A fines de 1944 se produce el reencuentro final. Hay una inversión entre salud y enfermedad: el narrador estuvo enfermo de los pulmones y debió recluirse en un sanatorio; ya recuperado, quien enferma es Ferruccio. Este se ha convertido en un hombre frágil, alguien a quien le cuesta enormemente sostener la lucha por la vida, y también le cuesta encontrar el amor y tener un trabajo. “Tus cartas eran iguales a ti:tímidas, esquivas, temerosas de toda confidencia, y sin embargo ardientes de afecto y de generosidad. En ellas reconocía las cosas que me unían a la vida: una de las cosas esenciales que me unían a la vida”, hilvana Pratolini. Y, finalmente, es el hermanito quien enferma de una rara enfermedad y tiene una larga agonía en un hospital de Roma, episodios que ocupan la tercera y desgarradora parte del libro, y que son, en definitiva los que lo llevarán a Vasco Pratolini a escribir desde el vamos la crónica de esa familia que se desorganizó y finalmente se rearmaría a partir de la ausencia del padre, la influencia de dos guerras, la aparición de figuras sustitutas como el “padre” de Ferruccio y la abuela, el fantasma de la madre y de las versiones huidizas de su muerte y en última y gran instancia, la historia paralela de dos hermanos que separados fueron uno solo, mirándose en el espejo de la perplejidad del otro.
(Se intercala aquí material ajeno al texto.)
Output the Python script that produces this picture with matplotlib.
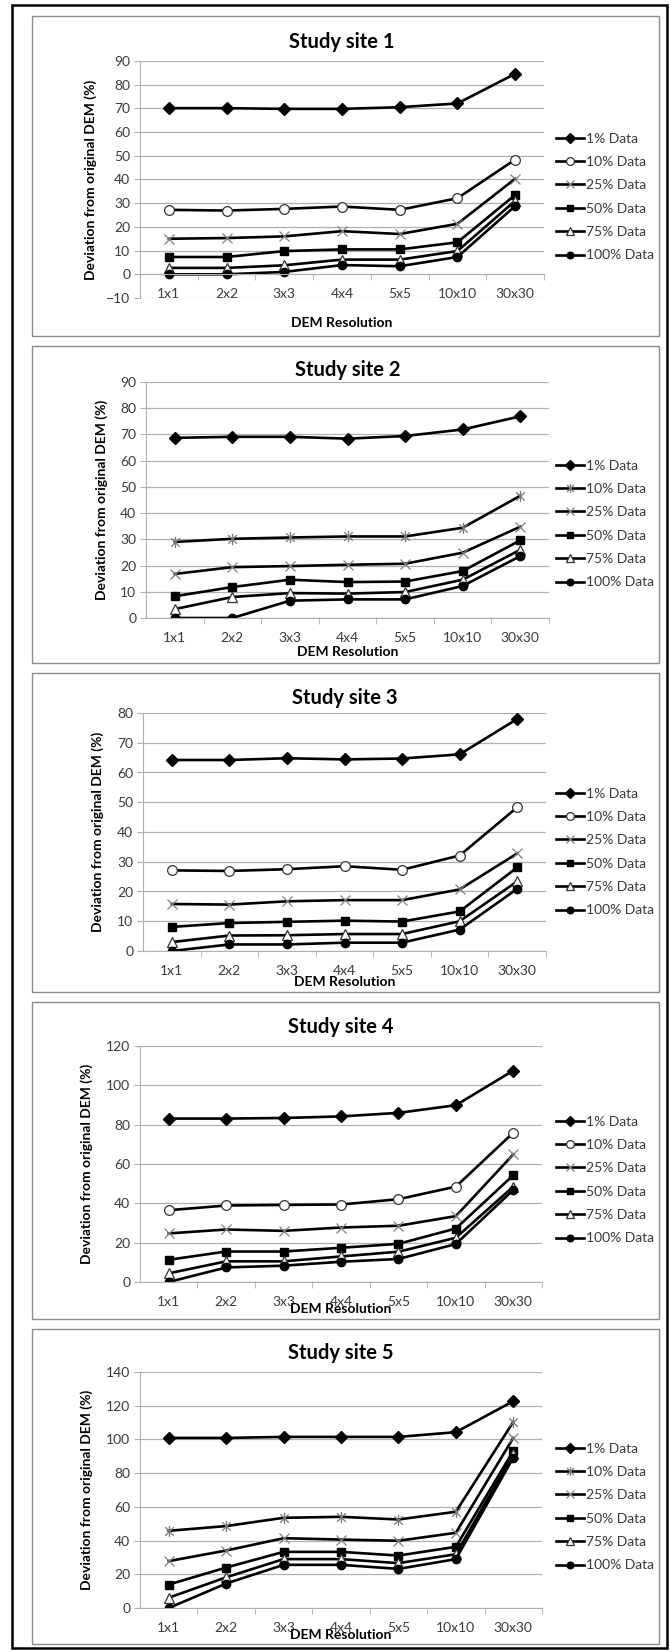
import matplotlib
matplotlib.use("Agg")
import matplotlib.pyplot as plt
from matplotlib.patches import Rectangle
from matplotlib.path import Path

plt.rcParams['font.family'] = ['Lato', 'DejaVu Sans']

W, H = 670, 1651

resolutions = ["1x1", "2x2", "3x3", "4x4", "5x5", "10x10", "30x30"]
series_names = ["1% Data", "10% Data", "25% Data", "50% Data", "75% Data", "100% Data"]
titles = ["Study site 1", "Study site 2", "Study site 3", "Study site 4", "Study site 5"]

# rows: 1%, 10%, 25%, 50%, 75%, 100%
site1 = [
    [70.1, 70.1, 69.8, 69.8, 70.5, 72.1, 84.6],
    [27.2, 26.9, 27.6, 28.6, 27.2, 32.1, 48.4],
    [15.0, 15.3, 16.0, 18.2, 17.0, 21.3, 40.3],
    [7.3, 7.3, 9.8, 10.5, 10.5, 13.5, 33.5],
    [2.7, 2.7, 3.8, 6.2, 6.2, 9.8, 31.0],
    [0.0, 0.0, 1.0, 3.9, 3.4, 7.3, 28.8],
]
site2 = [
    [68.7, 69.1, 69.1, 68.4, 69.4, 71.9, 76.9],
    [29.0, 30.2, 30.7, 31.1, 31.1, 34.4, 46.6],
    [16.8, 19.4, 19.8, 20.3, 20.7, 24.9, 34.8],
    [8.3, 11.8, 14.6, 13.7, 13.9, 17.9, 29.6],
    [3.4, 8.0, 9.5, 9.3, 9.9, 14.6, 26.0],
    [0.0, 0.0, 6.6, 7.1, 7.1, 12.2, 23.6],
]
site3 = [
    [64.2, 64.2, 64.8, 64.4, 64.7, 66.1, 78.0],
    [27.1, 26.9, 27.5, 28.5, 27.3, 32.1, 48.3],
    [15.8, 15.6, 16.7, 17.1, 17.1, 20.7, 32.8],
    [8.1, 9.4, 9.8, 10.2, 9.9, 13.3, 28.1],
    [3.0, 5.2, 5.3, 5.7, 5.7, 10.0, 23.4],
    [0.0, 2.2, 2.2, 2.8, 2.8, 7.2, 20.9],
]
site4 = [
    [83.1, 83.1, 83.4, 84.2, 86.0, 89.9, 107.5],
    [36.5, 38.9, 39.2, 39.4, 42.1, 48.5, 75.9],
    [24.7, 26.7, 26.0, 27.7, 28.6, 33.5, 64.9],
    [11.3, 15.5, 15.5, 17.4, 19.4, 27.2, 54.3],
    [4.4, 10.5, 10.5, 13.0, 15.4, 22.5, 48.5],
    [0.0, 7.4, 8.3, 10.3, 11.7, 19.3, 46.8],
]
site5 = [
    [100.9, 100.9, 101.5, 101.5, 101.5, 104.3, 122.7],
    [45.8, 48.6, 53.5, 54.1, 52.5, 57.1, 110.4],
    [27.8, 34.1, 41.4, 40.6, 39.9, 44.6, 100.9],
    [13.9, 24.0, 33.3, 33.3, 31.1, 36.3, 93.2],
    [6.1, 18.2, 29.0, 29.0, 26.6, 31.9, 91.2],
    [0.0, 14.5, 25.6, 25.6, 23.2, 29.0, 89.2],
]
sites = [site1, site2, site3, site4, site5]

y_min = [-10, 0, 0, 0, 0]
y_max = [90, 90, 80, 120, 140]
y_step = [10, 10, 10, 20, 20]
star_10pct = [False, True, False, False, True]

# excel style "star" marker: x with a vertical bar
star = Path([(-1, -1), (1, 1), (-1, 1), (1, -1), (0, -1.3), (0, 1.3)],
            [Path.MOVETO, Path.LINETO, Path.MOVETO, Path.LINETO, Path.MOVETO, Path.LINETO])

# pixel layout: frame (top, bottom), axes (left, right, top, bottom), ylabel x, xlabel y, title y, legend center y
frames = [(16, 336), (346, 663), (673, 992), (1002, 1319), (1329, 1644)]
axes_box = [(140, 544, 61, 298), (146, 549, 382, 618), (143, 546, 713, 951),
            (140, 542, 1046, 1282), (140, 542, 1372, 1608)]
ylabel_x = [91, 102, 98, 87, 87]
xlabel_y = [323, 652, 982, 1309, 1635]
title_y = [42, 370, 698, 1027, 1353]
legend_y = [197, 524, 852, 1180, 1507]

fig = plt.figure(figsize=(W / 100, H / 100), dpi=100)

def fx(px):
    return px / W

def fy(py):
    return 1 - py / H

fig.add_artist(Rectangle((fx(12), fy(1648)), fx(667) - fx(12), fy(5) - fy(1648),
                         transform=fig.transFigure, fill=False, ec='black', lw=1.8))

grid_c = '#b0b0b0'
text_c = '#3a3a3a'

for i in range(5):
    top, bot = frames[i]
    fig.add_artist(Rectangle((fx(32), fy(bot)), fx(659) - fx(32), fy(top) - fy(bot),
                             transform=fig.transFigure, fill=False, ec='#8c8c8c', lw=1.0))
    l, r, t, b = axes_box[i]
    ax = fig.add_axes([fx(l), fy(b), fx(r) - fx(l), fy(t) - fy(b)])
    x = list(range(len(resolutions)))
    data = sites[i]

    ax.plot(x, data[0], color='black', lw=1.9, marker='D', ms=6, label=series_names[0])
    if star_10pct[i]:
        ax.plot(x, data[1], color='black', lw=1.9, marker=star, ms=8, mec='#777777',
                mew=0.9, label=series_names[1])
    else:
        ax.plot(x, data[1], color='black', lw=1.9, marker='o', ms=7, mfc='white',
                mec='#333333', mew=0.9, label=series_names[1])
    ax.plot(x, data[2], color='black', lw=1.9, marker='x', ms=7, mec='#808080',
            mew=0.9, label=series_names[2])
    ax.plot(x, data[3], color='black', lw=1.9, marker='s', ms=6, label=series_names[3])
    ax.plot(x, data[4], color='black', lw=1.9, marker='^', ms=7, mfc='white',
            mec='#333333', mew=0.9, label=series_names[4])
    ax.plot(x, data[5], color='black', lw=1.9, marker='o', ms=6, label=series_names[5])

    ax.set_xlim(-0.5, 6.5)
    ax.set_ylim(y_min[i], y_max[i])
    ax.set_yticks(range(y_min[i], y_max[i] + 1, y_step[i]))
    ax.set_xticks(x)
    ax.set_xticklabels(resolutions)
    ax.set_xticks([k + 0.5 for k in x], minor=True)
    ax.grid(axis='y', color=grid_c, lw=0.9)
    ax.set_axisbelow(True)
    for s in ['top', 'right']:
        ax.spines[s].set_visible(False)
    ax.spines['left'].set_color(grid_c)
    ax.spines['bottom'].set_color(grid_c)
    ax.spines['bottom'].set_position(('data', 0))
    ax.tick_params(axis='x', which='major', length=0, pad=10, labelsize=10, labelcolor=text_c)
    ax.tick_params(axis='x', which='minor', length=4, color=grid_c, direction='out')
    ax.tick_params(axis='y', length=4, color=grid_c, labelsize=10, labelcolor=text_c, pad=3)

    fig.text(fx((l + r) / 2), fy(title_y[i]), titles[i], ha='center', va='center',
             fontsize=14.5, fontweight='bold')
    fig.text(fx((l + r) / 2), fy(xlabel_y[i]), "DEM Resolution", ha='center', va='center',
             fontsize=10, fontweight='bold')
    fig.text(fx(ylabel_x[i]), fy((t + b) / 2), "Deviation from original DEM (%)",
             ha='center', va='center', rotation=90, fontsize=10, fontweight='bold')

    ax.legend(loc='center left', bbox_to_anchor=(fx(556), fy(legend_y[i])),
              bbox_transform=fig.transFigure, frameon=False, fontsize=10,
              handlelength=2.0, handletextpad=0.15, labelspacing=0.82,
              markerscale=0.8, borderpad=0, borderaxespad=0, labelcolor=text_c)

fig.savefig("out.png", dpi=100)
Vasco Pratolini escribió varios libros que pudieran adscribirse al realismo social, en esa vertiente conocida famosamente como “neorrealismo”, y a su literatura finalmente le cayó el rayo del olvido en la medida en que la cultura y el arte se fueron internando en los años 60. Pero Crónica de mi familia se queda a salvo de todo anacronismo literario (si es que esta es una vara válida para medir el valor de una obra) porque tiene de su lado la potencia inextinguible de la juventud, la rabia y la ternura mezcladas en una fórmula casi tan invencible como la de la cocacola. Y, claro: tiene también de su parte el nervio central de la vida, lo incontestable de la verdad que tan bien supo resumir Pratolini en la primera frase de la nota al lector donde no debe caerse en el error de leer un ataque a la literatura: “Este libro no es una obra de ficción”.